# Start of Information provided

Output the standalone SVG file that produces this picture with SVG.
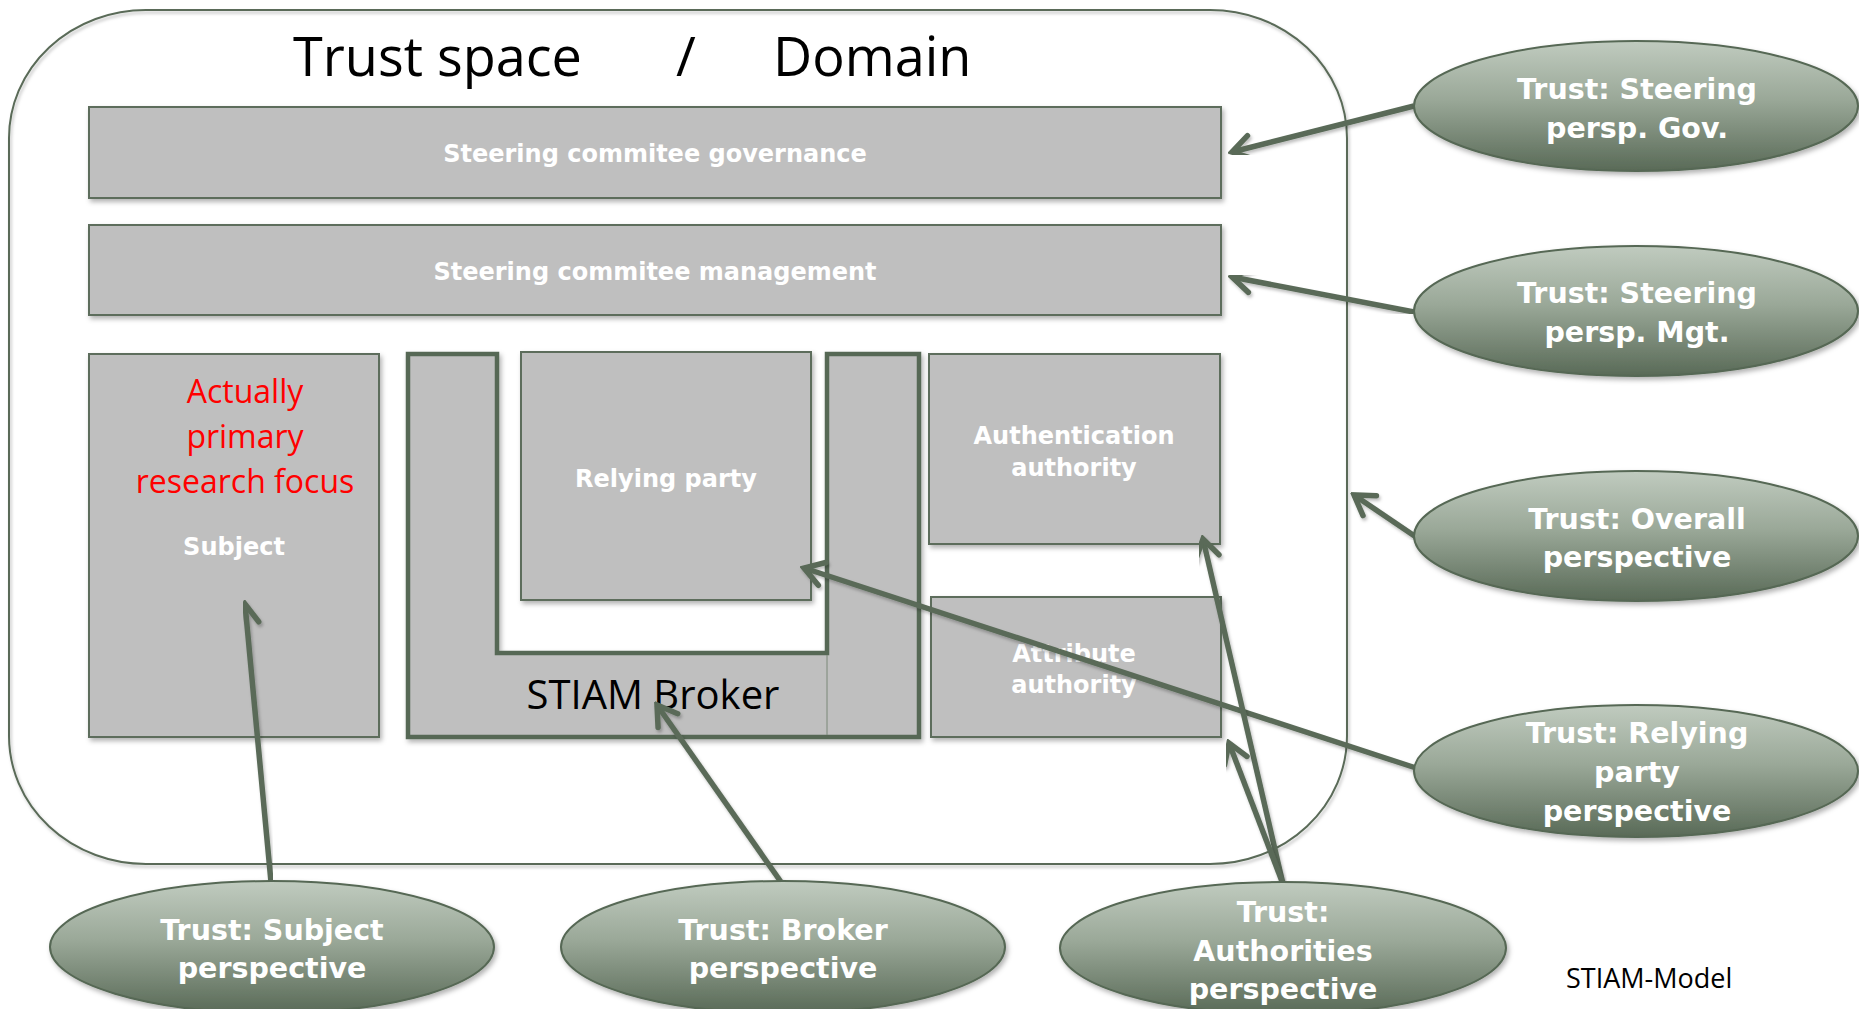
<svg xmlns="http://www.w3.org/2000/svg" width="1859" height="1009" viewBox="0 0 1859 1009">
<defs>
<linearGradient id="eg" x1="0" y1="0" x2="0" y2="1">
<stop offset="0" stop-color="#c0cbbf"/>
<stop offset="0.45" stop-color="#9aa898"/>
<stop offset="1" stop-color="#596a57"/>
</linearGradient>
<filter id="sh" x="-10%" y="-10%" width="130%" height="140%">
<feDropShadow dx="2" dy="3" stdDeviation="2.5" flood-color="#000" flood-opacity="0.3"/>
</filter>
<filter id="lsh" x="-5%" y="-5%" width="110%" height="110%">
<feDropShadow dx="1.5" dy="2.5" stdDeviation="1.5" flood-color="#000" flood-opacity="0.25"/>
</filter>
<marker id="ah" markerUnits="userSpaceOnUse" viewBox="-26 -16 30 32" refX="0" refY="0" markerWidth="30" markerHeight="32" orient="auto">
<path d="M-19,-12 L0,0 L-19,12" fill="none" stroke="#5a6b58" stroke-width="5.5" stroke-linecap="round" stroke-linejoin="miter"/>
</marker>
<style>
.box{fill:#bfbfbf;stroke:#5d6d5b;stroke-width:2;filter:url(#sh)}
.lbl{font-family:"DejaVu Sans",sans-serif;font-weight:bold;font-size:24px;fill:#ffffff;text-anchor:middle}
.ell{fill:url(#eg);stroke:#566854;stroke-width:2;filter:url(#sh)}
.et{font-family:"DejaVu Sans",sans-serif;font-weight:bold;font-size:28.5px;fill:#ffffff;text-anchor:middle}
.con{fill:none;stroke:#5a6b58;stroke-width:5.5;marker-end:url(#ah);filter:url(#lsh)}
.red{font-family:"Open Sans",sans-serif;font-size:32px;fill:#ff0000;text-anchor:middle}
</style>
</defs>
<rect width="1859" height="1009" fill="#ffffff"/>

<g id="trust-space">
<rect x="9" y="10" width="1338" height="854" rx="137" ry="128" fill="none" stroke="#5a6b58" stroke-width="2" filter="url(#lsh)"/>
<text font-family="'Open Sans',sans-serif" font-size="54" fill="#000000" y="76"><tspan x="293">Trust space</tspan><tspan x="676">/</tspan><tspan x="773">Domain</tspan></text>
</g>

<g id="governance">
<rect class="box" x="89" y="107" width="1132" height="91"/>
<text class="lbl" x="655" y="162">Steering commitee governance</text>
</g>

<g id="management">
<rect class="box" x="89" y="225" width="1132" height="90"/>
<text class="lbl" x="655" y="280">Steering commitee management</text>
</g>

<g id="subject">
<rect class="box" x="89" y="354" width="290" height="383"/>
<text class="red" x="245" y="403">Actually</text>
<text class="red" x="245" y="448">primary</text>
<text class="red" x="245" y="493">research focus</text>
<text class="lbl" x="234" y="555">Subject</text>
</g>

<g id="broker">
<path d="M408,354 L497,354 L497,653 L827,653 L827,354 L919,354 L919,737 L408,737 Z" fill="#bfbfbf" stroke="#566854" stroke-width="4.5" filter="url(#sh)"/>
<line x1="827" y1="655" x2="827" y2="735" stroke="#7a8878" stroke-width="1"/>
<text font-family="'Open Sans',sans-serif" font-size="40" fill="#000000" text-anchor="middle" x="653" y="709">STIAM Broker</text>
</g>

<g id="relying-party">
<rect class="box" x="521" y="352" width="290" height="248"/>
<text class="lbl" x="666" y="487">Relying party</text>
</g>

<g id="authentication-authority">
<rect class="box" x="929" y="354" width="291" height="190"/>
<text class="lbl" x="1074" y="444">Authentication</text>
<text class="lbl" x="1074" y="476">authority</text>
</g>

<g id="attribute-authority">
<rect class="box" x="931" y="597" width="290" height="140"/>
<text class="lbl" x="1074" y="662">Attribute</text>
<text class="lbl" x="1074" y="693">authority</text>
</g>

<g id="connectors">
<line class="con" x1="1414" y1="106" x2="1232" y2="152"/>
<line class="con" x1="1414" y1="312" x2="1232" y2="277"/>
<line class="con" x1="1416" y1="537" x2="1354" y2="495"/>
<line class="con" x1="1416" y1="768" x2="804" y2="568"/>
<line class="con" x1="1283" y1="884" x2="1203" y2="539"/>
<line class="con" x1="1283" y1="884" x2="1229" y2="743"/>
<line class="con" x1="271" y1="882" x2="245" y2="604"/>
<line class="con" x1="781" y1="882" x2="657" y2="705"/>
</g>

<g id="steering-gov">
<ellipse class="ell" cx="1636" cy="106" rx="222" ry="65"/>
<text class="et" x="1637" y="99">Trust: Steering</text>
<text class="et" x="1637" y="138">persp. Gov.</text>
</g>

<g id="steering-mgt">
<ellipse class="ell" cx="1636" cy="311" rx="222" ry="65"/>
<text class="et" x="1637" y="303">Trust: Steering</text>
<text class="et" x="1637" y="342">persp. Mgt.</text>
</g>

<g id="overall">
<ellipse class="ell" cx="1636" cy="536" rx="222" ry="65"/>
<text class="et" x="1637" y="529">Trust: Overall</text>
<text class="et" x="1637" y="567">perspective</text>
</g>

<g id="relying-persp">
<ellipse class="ell" cx="1636" cy="771" rx="222" ry="66"/>
<text class="et" x="1637" y="743">Trust: Relying</text>
<text class="et" x="1637" y="782">party</text>
<text class="et" x="1637" y="821">perspective</text>
</g>

<g id="subject-persp">
<ellipse class="ell" cx="272" cy="947" rx="222" ry="66"/>
<text class="et" x="272" y="940">Trust: Subject</text>
<text class="et" x="272" y="978">perspective</text>
</g>

<g id="broker-persp">
<ellipse class="ell" cx="783" cy="947" rx="222" ry="66"/>
<text class="et" x="783" y="940">Trust: Broker</text>
<text class="et" x="783" y="978">perspective</text>
</g>

<g id="authorities-persp">
<ellipse class="ell" cx="1283" cy="948" rx="223" ry="66"/>
<text class="et" x="1283" y="922">Trust:</text>
<text class="et" x="1283" y="961">Authorities</text>
<text class="et" x="1283" y="999">perspective</text>
</g>

<g id="caption">
<text font-family="'Open Sans',sans-serif" font-size="27" fill="#000000" x="1566" y="988">STIAM-Model</text>
</g>
</svg>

# End of Information provided

#### The problem
Take the listing above and print it exactly, apart from the pictures.

#### Result
Output the standalone SVG file that produces this picture with SVG.
<svg xmlns="http://www.w3.org/2000/svg" width="1859" height="1009" viewBox="0 0 1859 1009">
<defs>
<linearGradient id="eg" x1="0" y1="0" x2="0" y2="1">
<stop offset="0" stop-color="#c0cbbf"/>
<stop offset="0.45" stop-color="#9aa898"/>
<stop offset="1" stop-color="#596a57"/>
</linearGradient>
<filter id="sh" x="-10%" y="-10%" width="130%" height="140%">
<feDropShadow dx="2" dy="3" stdDeviation="2.5" flood-color="#000" flood-opacity="0.3"/>
</filter>
<filter id="lsh" x="-5%" y="-5%" width="110%" height="110%">
<feDropShadow dx="1.5" dy="2.5" stdDeviation="1.5" flood-color="#000" flood-opacity="0.25"/>
</filter>
<marker id="ah" markerUnits="userSpaceOnUse" viewBox="-26 -16 30 32" refX="0" refY="0" markerWidth="30" markerHeight="32" orient="auto">
<path d="M-19,-12 L0,0 L-19,12" fill="none" stroke="#5a6b58" stroke-width="5.5" stroke-linecap="round" stroke-linejoin="miter"/>
</marker>
<style>
.box{fill:#bfbfbf;stroke:#5d6d5b;stroke-width:2;filter:url(#sh)}
.lbl{font-family:"DejaVu Sans",sans-serif;font-weight:bold;font-size:24px;fill:#ffffff;text-anchor:middle}
.ell{fill:url(#eg);stroke:#566854;stroke-width:2;filter:url(#sh)}
.et{font-family:"DejaVu Sans",sans-serif;font-weight:bold;font-size:28.5px;fill:#ffffff;text-anchor:middle}
.con{fill:none;stroke:#5a6b58;stroke-width:5.5;marker-end:url(#ah);filter:url(#lsh)}
.red{font-family:"Open Sans",sans-serif;font-size:32px;fill:#ff0000;text-anchor:middle}
</style>
</defs>
<rect width="1859" height="1009" fill="#ffffff"/>

<g id="trust-space">
<rect x="9" y="10" width="1338" height="854" rx="137" ry="128" fill="none" stroke="#5a6b58" stroke-width="2" filter="url(#lsh)"/>
<text font-family="'Open Sans',sans-serif" font-size="54" fill="#000000" y="76"><tspan x="293">Trust space</tspan><tspan x="676">/</tspan><tspan x="773">Domain</tspan></text>
</g>

<g id="governance">
<rect class="box" x="89" y="107" width="1132" height="91"/>
<text class="lbl" x="655" y="162">Steering commitee governance</text>
</g>

<g id="management">
<rect class="box" x="89" y="225" width="1132" height="90"/>
<text class="lbl" x="655" y="280">Steering commitee management</text>
</g>

<g id="subject">
<rect class="box" x="89" y="354" width="290" height="383"/>
<text class="red" x="245" y="403">Actually</text>
<text class="red" x="245" y="448">primary</text>
<text class="red" x="245" y="493">research focus</text>
<text class="lbl" x="234" y="555">Subject</text>
</g>

<g id="broker">
<path d="M408,354 L497,354 L497,653 L827,653 L827,354 L919,354 L919,737 L408,737 Z" fill="#bfbfbf" stroke="#566854" stroke-width="4.5" filter="url(#sh)"/>
<line x1="827" y1="655" x2="827" y2="735" stroke="#7a8878" stroke-width="1"/>
<text font-family="'Open Sans',sans-serif" font-size="40" fill="#000000" text-anchor="middle" x="653" y="709">STIAM Broker</text>
</g>

<g id="relying-party">
<rect class="box" x="521" y="352" width="290" height="248"/>
<text class="lbl" x="666" y="487">Relying party</text>
</g>

<g id="authentication-authority">
<rect class="box" x="929" y="354" width="291" height="190"/>
<text class="lbl" x="1074" y="444">Authentication</text>
<text class="lbl" x="1074" y="476">authority</text>
</g>

<g id="attribute-authority">
<rect class="box" x="931" y="597" width="290" height="140"/>
<text class="lbl" x="1074" y="662">Attribute</text>
<text class="lbl" x="1074" y="693">authority</text>
</g>

<g id="connectors">
<line class="con" x1="1414" y1="106" x2="1232" y2="152"/>
<line class="con" x1="1414" y1="312" x2="1232" y2="277"/>
<line class="con" x1="1416" y1="537" x2="1354" y2="495"/>
<line class="con" x1="1416" y1="768" x2="804" y2="568"/>
<line class="con" x1="1283" y1="884" x2="1203" y2="539"/>
<line class="con" x1="1283" y1="884" x2="1229" y2="743"/>
<line class="con" x1="271" y1="882" x2="245" y2="604"/>
<line class="con" x1="781" y1="882" x2="657" y2="705"/>
</g>

<g id="steering-gov">
<ellipse class="ell" cx="1636" cy="106" rx="222" ry="65"/>
<text class="et" x="1637" y="99">Trust: Steering</text>
<text class="et" x="1637" y="138">persp. Gov.</text>
</g>

<g id="steering-mgt">
<ellipse class="ell" cx="1636" cy="311" rx="222" ry="65"/>
<text class="et" x="1637" y="303">Trust: Steering</text>
<text class="et" x="1637" y="342">persp. Mgt.</text>
</g>

<g id="overall">
<ellipse class="ell" cx="1636" cy="536" rx="222" ry="65"/>
<text class="et" x="1637" y="529">Trust: Overall</text>
<text class="et" x="1637" y="567">perspective</text>
</g>

<g id="relying-persp">
<ellipse class="ell" cx="1636" cy="771" rx="222" ry="66"/>
<text class="et" x="1637" y="743">Trust: Relying</text>
<text class="et" x="1637" y="782">party</text>
<text class="et" x="1637" y="821">perspective</text>
</g>

<g id="subject-persp">
<ellipse class="ell" cx="272" cy="947" rx="222" ry="66"/>
<text class="et" x="272" y="940">Trust: Subject</text>
<text class="et" x="272" y="978">perspective</text>
</g>

<g id="broker-persp">
<ellipse class="ell" cx="783" cy="947" rx="222" ry="66"/>
<text class="et" x="783" y="940">Trust: Broker</text>
<text class="et" x="783" y="978">perspective</text>
</g>

<g id="authorities-persp">
<ellipse class="ell" cx="1283" cy="948" rx="223" ry="66"/>
<text class="et" x="1283" y="922">Trust:</text>
<text class="et" x="1283" y="961">Authorities</text>
<text class="et" x="1283" y="999">perspective</text>
</g>

<g id="caption">
<text font-family="'Open Sans',sans-serif" font-size="27" fill="#000000" x="1566" y="988">STIAM-Model</text>
</g>
</svg>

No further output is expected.